_TASK DETAILS_
Transcribe all of the material below word for word and leave out its pictures.

_DATA EXCERPT_
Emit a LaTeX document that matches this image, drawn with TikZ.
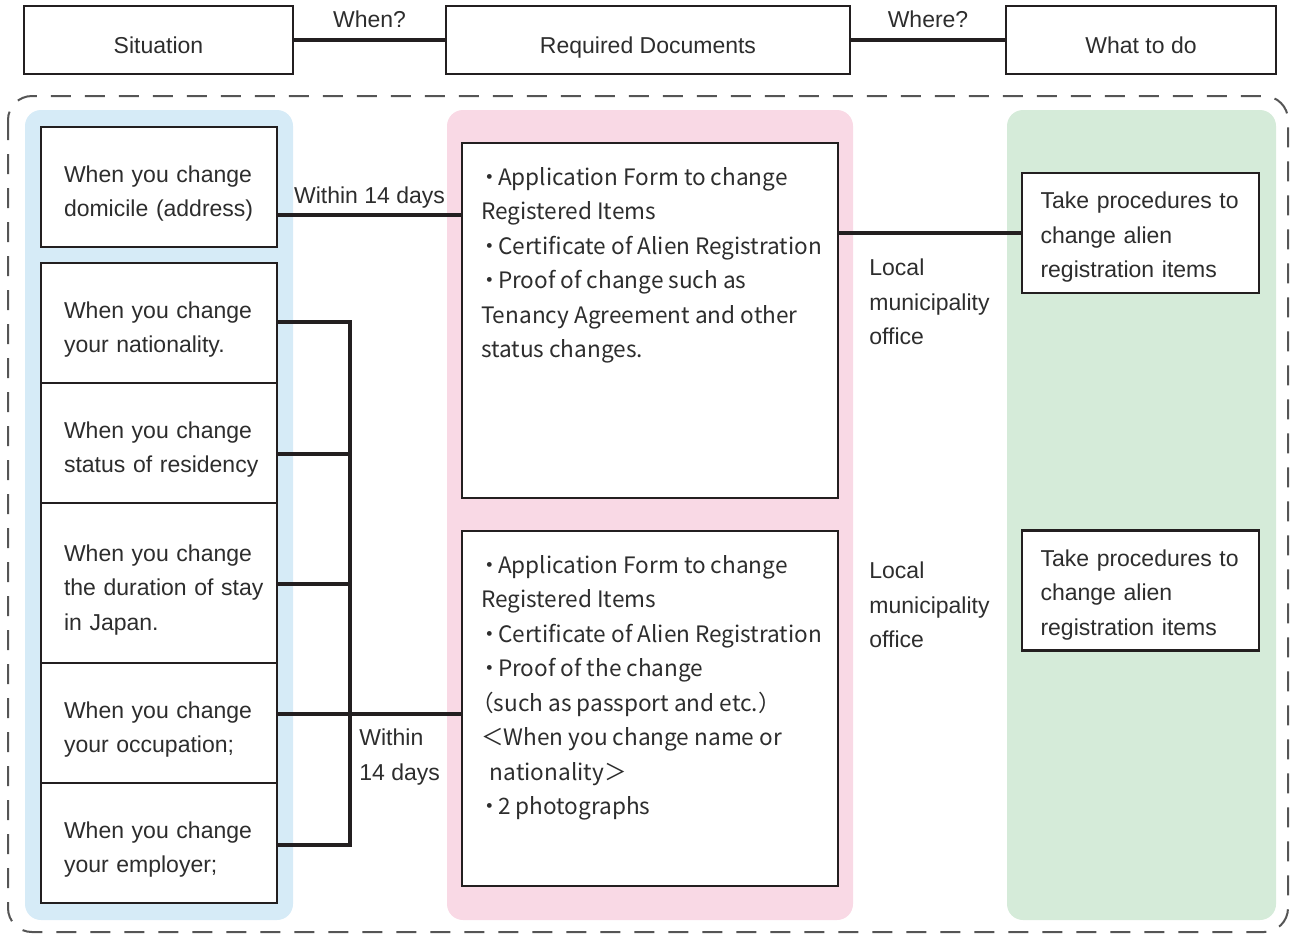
\documentclass[tikz,border=0pt]{standalone}
\usepackage{fontspec}
\setmainfont{Liberation Sans}
\newfontfamily\docfont{Noto Sans CJK JP}
\usepackage{tikz}
\usetikzlibrary{positioning}

\definecolor{paneblue}{RGB}{214,235,247}
\definecolor{panepink}{RGB}{249,217,229}
\definecolor{panegreen}{RGB}{213,235,217}
\definecolor{inkline}{RGB}{35,31,32}
\definecolor{inktext}{RGB}{45,45,45}
\definecolor{framegray}{RGB}{85,85,85}

\newcommand\bul{\makebox[8.5pt][c]{・}}

\tikzset{
  head/.style={draw=inkline, line width=1.2pt, minimum height=34pt,
    text height=13pt, text depth=0pt,
    text=inktext, font=\fontsize{11.5}{17}\selectfont},
  sitbox/.style={draw=inkline, fill=white, line width=1.3pt,
    minimum width=118pt, text width=95pt, inner xsep=11.5pt,
    align=left, text=inktext, font=\fontsize{11.5}{17.25}\selectfont,
    execute at begin node={\rule{0pt}{15pt}}},
  docbox/.style={draw=inkline, fill=white, line width=1.3pt,
    minimum width=188pt, minimum height=177.5pt},
  doctext/.style={anchor=north west, inner sep=0pt, align=left,
    text=inktext, font=\docfont\fontsize{11.3}{17.25}\selectfont},
  actbox/.style={draw=inkline, fill=white, line width=1.3pt,
    minimum width=118.5pt, minimum height=60pt, text width=100pt,
    inner xsep=9.25pt, align=left, text=inktext,
    font=\fontsize{11.5}{17.25}\selectfont,
    execute at begin node={\rule{0pt}{12.5pt}}},
  note/.style={anchor=west, align=left, inner sep=0pt, text=inktext,
    font=\fontsize{11.5}{17.25}\selectfont},
  link/.style={draw=inkline, line width=2pt},
  frame/.style={draw=framegray, line width=1pt,
    dash pattern=on 10pt off 7pt, rounded corners=12pt}
}

\begin{document}
\begin{tikzpicture}[x=0.5pt, y=-0.5pt]
  \useasboundingbox (0,0) rectangle (1293,938);

  % column panels
  \fill[paneblue, rounded corners=8pt] (25,110) rectangle (293,920);
  \fill[panepink, rounded corners=8pt] (447,110) rectangle (853,920);
  \fill[panegreen, rounded corners=8pt] (1007,110) rectangle (1276,920);
  \draw[frame] (8,96) rectangle (1288,932);

  % headings
  \node[head, minimum width=134.5pt] (situ) at (158.5,40) {Situation};
  \node[head, minimum width=202pt] (reqd) at (648,40) {Required Documents};
  \node[head, minimum width=135pt] (todo) at (1141,40) {What to do};
  \draw[link] (situ) -- (reqd) node[midway, above=2pt, text=inktext,
    font=\fontsize{11.5}{17}\selectfont] (when) {When?};
  \draw[link] (reqd) -- (todo) node[midway, above=2pt, text=inktext,
    font=\fontsize{11.5}{17}\selectfont] (where) {Where?};

  % situations
  \node[sitbox, minimum height=60pt] (sit1) at (159,187)
    {When you change\\\mbox{domicile (address)}};
  \node[sitbox, minimum height=60pt] (sit2) at (159,323)
    {When you change\\your nationality.};
  \node[sitbox, minimum height=60pt] (sit3) at (159,443)
    {When you change\\\mbox{status of residency}};
  \node[sitbox, minimum height=80pt] (sit4) at (159,583)
    {When you change\\\mbox{the duration of stay}\\in Japan.};
  \node[sitbox, minimum height=60pt] (sit5) at (159,723)
    {When you change\\your occupation;};
  \node[sitbox, minimum height=60pt] (sit6) at (159,843)
    {When you change\\your employer;};

  % documents
  \node[docbox] (docA) at (650,320.5) {};
  \node[doctext] (docAtxt) at ([xshift=10pt,yshift=-12.5pt]docA.north west)
    {\bul Application Form to change\\
     Registered Items\\
     \bul Certificate of Alien Registration\\
     \bul Proof of change such as\\
     Tenancy Agreement and other\\
     status changes.};
  \node[docbox] (docB) at (650,708.5) {};
  \node[doctext] (docBtxt) at ([xshift=10pt,yshift=-12.5pt]docB.north west)
    {\bul Application Form to change\\
     Registered Items\\
     \bul Certificate of Alien Registration\\
     \bul Proof of the change\\
     \kern-5pt（such as passport and etc.）\\
     ＜When you change name or\\
     \ \,nationality＞\\
     \bul 2 photographs};

  % actions
  \node[actbox] (act1) at (1140.5,233)
    {Take procedures to\\change alien\\registration items};
  \node[actbox] (act2) at (1140.5,590.5)
    {Take procedures to\\change alien\\registration items};

  \node[note] (office1) at (869,302) {Local\\municipality\\office};
  \node[note] (office2) at (869,605) {Local\\municipality\\office};

  % connectors
  \coordinate (w1) at ([yshift=-14pt]sit1.east);
  \draw[link] (w1) -- (w1 -| docA.west) node[midway, above=-1pt,
    text=inktext, font=\fontsize{11.5}{17}\selectfont] (days1) {Within 14 days};
  \draw[link] (docA.east |- act1.west) -- (act1.west);

  \foreach \n/\y in {2/322,3/454,4/584,5/714,6/845}
    \coordinate (br\n) at (350,\y);
  \draw[link] (sit2.east |- br2) -- (br2) -- (br6) -- (sit6.east |- br6);
  \foreach \n in {3,4,5}
    \draw[link] (sit\n.east |- br\n) -- (br\n);
  \draw[link] (br5) -- (br5 -| docB.west);
  \node[note] (days2) at (359,757) {Within\\14 days};
\end{tikzpicture}
\end{document}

_WRITTEN REPLY_
Emit a LaTeX document that matches this image, drawn with TikZ.
\documentclass[tikz,border=0pt]{standalone}
\usepackage{fontspec}
\setmainfont{Liberation Sans}
\newfontfamily\docfont{Noto Sans CJK JP}
\usepackage{tikz}
\usetikzlibrary{positioning}

\definecolor{paneblue}{RGB}{214,235,247}
\definecolor{panepink}{RGB}{249,217,229}
\definecolor{panegreen}{RGB}{213,235,217}
\definecolor{inkline}{RGB}{35,31,32}
\definecolor{inktext}{RGB}{45,45,45}
\definecolor{framegray}{RGB}{85,85,85}

\newcommand\bul{\makebox[8.5pt][c]{・}}

\tikzset{
  head/.style={draw=inkline, line width=1.2pt, minimum height=34pt,
    text height=13pt, text depth=0pt,
    text=inktext, font=\fontsize{11.5}{17}\selectfont},
  sitbox/.style={draw=inkline, fill=white, line width=1.3pt,
    minimum width=118pt, text width=95pt, inner xsep=11.5pt,
    align=left, text=inktext, font=\fontsize{11.5}{17.25}\selectfont,
    execute at begin node={\rule{0pt}{15pt}}},
  docbox/.style={draw=inkline, fill=white, line width=1.3pt,
    minimum width=188pt, minimum height=177.5pt},
  doctext/.style={anchor=north west, inner sep=0pt, align=left,
    text=inktext, font=\docfont\fontsize{11.3}{17.25}\selectfont},
  actbox/.style={draw=inkline, fill=white, line width=1.3pt,
    minimum width=118.5pt, minimum height=60pt, text width=100pt,
    inner xsep=9.25pt, align=left, text=inktext,
    font=\fontsize{11.5}{17.25}\selectfont,
    execute at begin node={\rule{0pt}{12.5pt}}},
  note/.style={anchor=west, align=left, inner sep=0pt, text=inktext,
    font=\fontsize{11.5}{17.25}\selectfont},
  link/.style={draw=inkline, line width=2pt},
  frame/.style={draw=framegray, line width=1pt,
    dash pattern=on 10pt off 7pt, rounded corners=12pt}
}

\begin{document}
\begin{tikzpicture}[x=0.5pt, y=-0.5pt]
  \useasboundingbox (0,0) rectangle (1293,938);

  % column panels
  \fill[paneblue, rounded corners=8pt] (25,110) rectangle (293,920);
  \fill[panepink, rounded corners=8pt] (447,110) rectangle (853,920);
  \fill[panegreen, rounded corners=8pt] (1007,110) rectangle (1276,920);
  \draw[frame] (8,96) rectangle (1288,932);

  % headings
  \node[head, minimum width=134.5pt] (situ) at (158.5,40) {Situation};
  \node[head, minimum width=202pt] (reqd) at (648,40) {Required Documents};
  \node[head, minimum width=135pt] (todo) at (1141,40) {What to do};
  \draw[link] (situ) -- (reqd) node[midway, above=2pt, text=inktext,
    font=\fontsize{11.5}{17}\selectfont] (when) {When?};
  \draw[link] (reqd) -- (todo) node[midway, above=2pt, text=inktext,
    font=\fontsize{11.5}{17}\selectfont] (where) {Where?};

  % situations
  \node[sitbox, minimum height=60pt] (sit1) at (159,187)
    {When you change\\\mbox{domicile (address)}};
  \node[sitbox, minimum height=60pt] (sit2) at (159,323)
    {When you change\\your nationality.};
  \node[sitbox, minimum height=60pt] (sit3) at (159,443)
    {When you change\\\mbox{status of residency}};
  \node[sitbox, minimum height=80pt] (sit4) at (159,583)
    {When you change\\\mbox{the duration of stay}\\in Japan.};
  \node[sitbox, minimum height=60pt] (sit5) at (159,723)
    {When you change\\your occupation;};
  \node[sitbox, minimum height=60pt] (sit6) at (159,843)
    {When you change\\your employer;};

  % documents
  \node[docbox] (docA) at (650,320.5) {};
  \node[doctext] (docAtxt) at ([xshift=10pt,yshift=-12.5pt]docA.north west)
    {\bul Application Form to change\\
     Registered Items\\
     \bul Certificate of Alien Registration\\
     \bul Proof of change such as\\
     Tenancy Agreement and other\\
     status changes.};
  \node[docbox] (docB) at (650,708.5) {};
  \node[doctext] (docBtxt) at ([xshift=10pt,yshift=-12.5pt]docB.north west)
    {\bul Application Form to change\\
     Registered Items\\
     \bul Certificate of Alien Registration\\
     \bul Proof of the change\\
     \kern-5pt（such as passport and etc.）\\
     ＜When you change name or\\
     \ \,nationality＞\\
     \bul 2 photographs};

  % actions
  \node[actbox] (act1) at (1140.5,233)
    {Take procedures to\\change alien\\registration items};
  \node[actbox] (act2) at (1140.5,590.5)
    {Take procedures to\\change alien\\registration items};

  \node[note] (office1) at (869,302) {Local\\municipality\\office};
  \node[note] (office2) at (869,605) {Local\\municipality\\office};

  % connectors
  \coordinate (w1) at ([yshift=-14pt]sit1.east);
  \draw[link] (w1) -- (w1 -| docA.west) node[midway, above=-1pt,
    text=inktext, font=\fontsize{11.5}{17}\selectfont] (days1) {Within 14 days};
  \draw[link] (docA.east |- act1.west) -- (act1.west);

  \foreach \n/\y in {2/322,3/454,4/584,5/714,6/845}
    \coordinate (br\n) at (350,\y);
  \draw[link] (sit2.east |- br2) -- (br2) -- (br6) -- (sit6.east |- br6);
  \foreach \n in {3,4,5}
    \draw[link] (sit\n.east |- br\n) -- (br\n);
  \draw[link] (br5) -- (br5 -| docB.west);
  \node[note] (days2) at (359,757) {Within\\14 days};
\end{tikzpicture}
\end{document}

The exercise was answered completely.